En s’adressant au lecteur du Monde, les collapsologues ne s’adressent pas à l’électeur, ni au décideur. Ils s’adressent à des gens à qui ça fera du bien d’entendre parler de ce genre d’utopie qui ne touche pas à ses privilèges, et qui peut correspondre à un horizon individuel de vie, pour une super reconversion, au mieux.

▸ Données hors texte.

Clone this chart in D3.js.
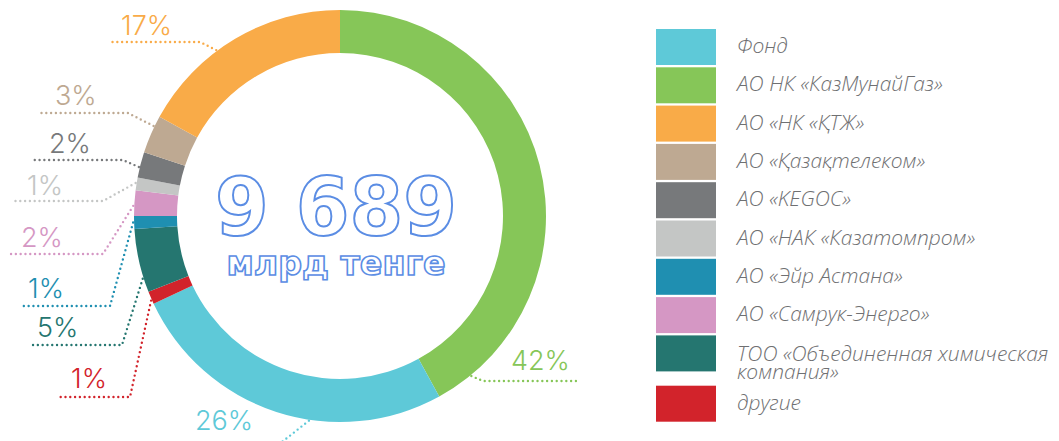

Petitsgestime, pétitionisme et catastrophisme sont trois doctrines qui font vendre du papier et qui génèrent du clic. Trois doctrines inoffensives et inefficaces grâce auxquelles les grands bourgeois peuvent dormir sur les deux oreilles, les petits bourgeois se sentir à la pointe du combat sans remettre en cause leur position de classe, tandis que les autres vont continuer d’en chier et de passer pour des indifférents parce qu’eux ne passent pas la journée à se lamenter et à prôner de grands gestes inutiles, pendant que la planète crame.